The whole Goodloe-Johnson tenure in Seattle was supremely sad. But her ending was still tragic. RIP.
3
She was a big crook who stole from children.

4
Small correction. The Board did not fire Dr. Goodloe-Johnson in response to a financial scandal. The financial scandal was simply the last straw. The Board fired her because they had lost their trust in her due to a series of deceptions and misrepresentations. The financial scandal was a politically convenient tipping point, but it was not the reason for her dismissal.
5
Yu people screw things the way you want; she was not a crook and the bottom line is she was just too direct for those unaccustom to making decisions w/o everone's blessing. I do agree she could be icy, but she was doing her job and made the mistake others under her were doing theirs.
6
Good riddance. Maybe there is a God, after all.
7
@5 Bullshit. We did not disagree with her style. We disagreed with her Billionaire-Boys-Club water-carrying substance.
8
@6 Wait, YOU don't like a union-busting conservative? Why's that?

Hmm, I see the hem of that Klan robe behind your closet door.
9
Dominic, I think your heroic portrayal here is misplaced. Condolences to her family, but let's not rewrite history. Her tenure in Seattle was wracked with churn, scandal and damage to many children, teachers and schools of Seattle Public Schools.

She lost the confidence of teachers and parents because she oversaw many negligent, destructive and costly policies while she was here, from senseless and costly school closures (which had to be undone and we're still suffering from) to illegal actions towards teachers and failing to disclose she was on the board of directors of the MAP test vendor (NWEA) when the district purchased the MAP test in a no-bid contract (an ethics breach for which the state auditor later cited her). Pottergate was just the last straw.

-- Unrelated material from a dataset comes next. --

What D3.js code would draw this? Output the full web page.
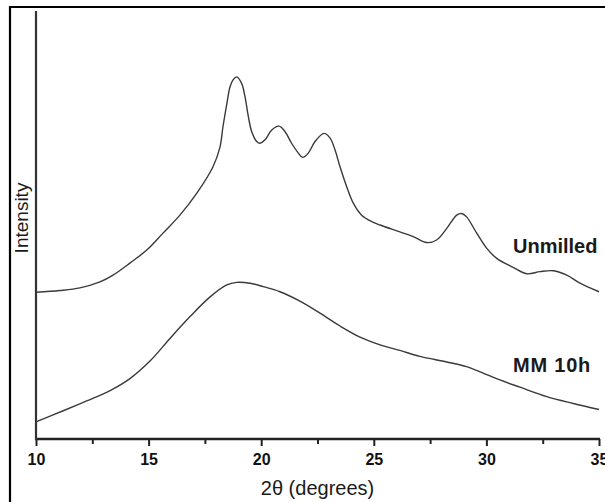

See: The True Legacy of Seattle’s Fired (Broad Academy) Superintendent Maria Goodloe-Johnson

http://seattleducation2010.wordpress.com…
10
I tell you all, I truly hope people don't speak so negatively about you when you depart this world. Unless you had firsthand insiders knowledge of what she knew, did, and why then you are merely misinformed and boldly speculating. Be careful what you say, because those things tend to come back to you.
11
It is true that from the day she was fired, the District has been busy reversing every decision she made. It will take years to undo the damage she caused.

Dr. Goodloe-Johnson said all of the right things. She may even have believed them (on some level). She made wonderful plans. Unfortunately she was horrible at implementation. Not one thing she did was done right.

I suspect that her poor implementations were a direct result of her inability to win any buy-in from the folks on the front line. She couldn't get people to willingly follow her lead. I think her inability to win support for her plans was rooted in her complete lack of interest in winning support for her plans. She didn't care if she had buy-in or not. That was a mistake.

Regarding the Silas Potter scandal, she said - unapologetically - that she couldn't be expected to know what someone three steps down from her on the org chart was doing. School principals, I will remind you, were three steps down from her on the org chart. The really ugly truth about the RSBDP wasn't the fake invoicing, it was the capricious way the program's budget was determined. Potter named a sum and it was funded, without any effort to justify the amount.